Affirmance of Arbitration Award
Delly v. Harbor Freight Tools USA Inc., 8th Dist. Cuyahoga No. 108489, 2020-Ohio-919
In this appeal, the Eighth Appellate District affirmed the trial court’s decision to dismiss the plaintiff’s motion to vacate the arbitration award, finding that Ohio law does not recognize a contractual right to judicially review arbitration awards.

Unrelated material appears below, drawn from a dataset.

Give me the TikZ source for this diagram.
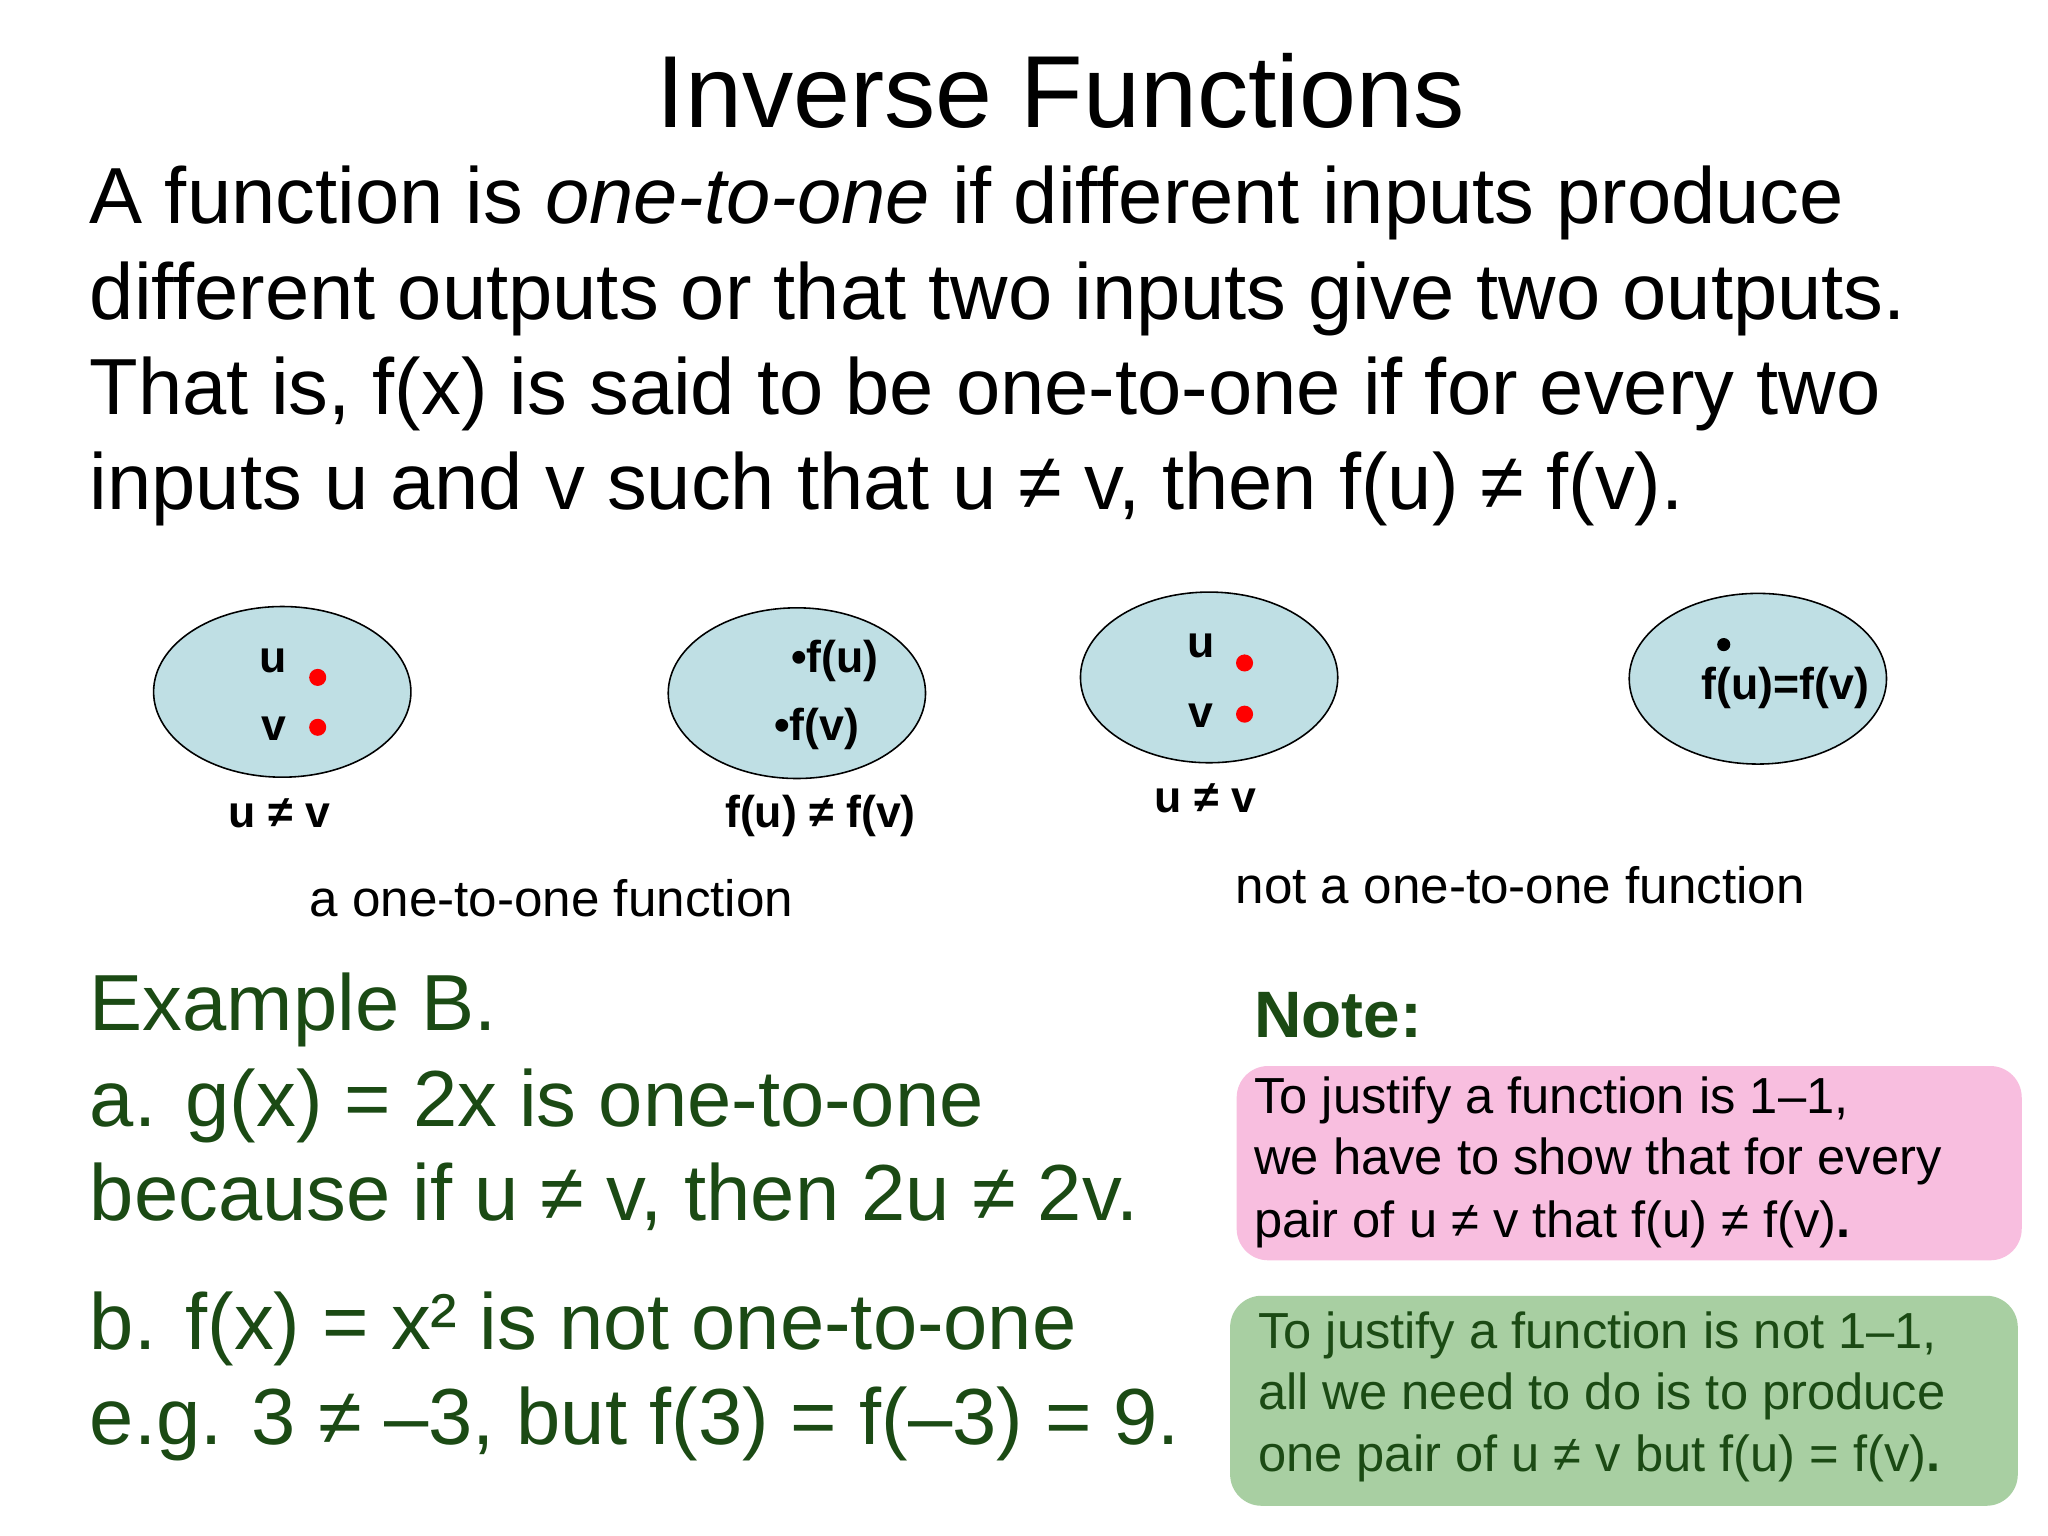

The Bullet Point: Under Ohio law, once an arbitration is completed, the court has no jurisdiction except to confirm and enter judgment, vacate, modify, correct, or enforce the judgment. Stated differently, “the court possesses jurisdiction only to review the arbitration award; the court cannot review the merits of the claims underlying the award unless the award is vacated.” The court’s authority to vacate an arbitration award is limited to the grounds listed in R.C. 2711.10, and parties cannot contractually expand judicial review of arbitration awards beyond the statute. As such, in order for a court to vacate an arbitration award, the complaining party “must set forth allegations demonstrating that (1) the award was procured by corruption, fraud, or undue means; (2) there was evidence of partiality or corruption on the part of the arbitrators; (3) the arbitrators were guilty of misconduct in refusing to postpone the hearing or in refusing to hear evidence material to the controversy, or any other misconduct prejudicing the party’s rights; or (4) the arbitrators exceeded their powers or imperfectly executed those powers in such a way that a mutual, final, and definite award was not rendered.”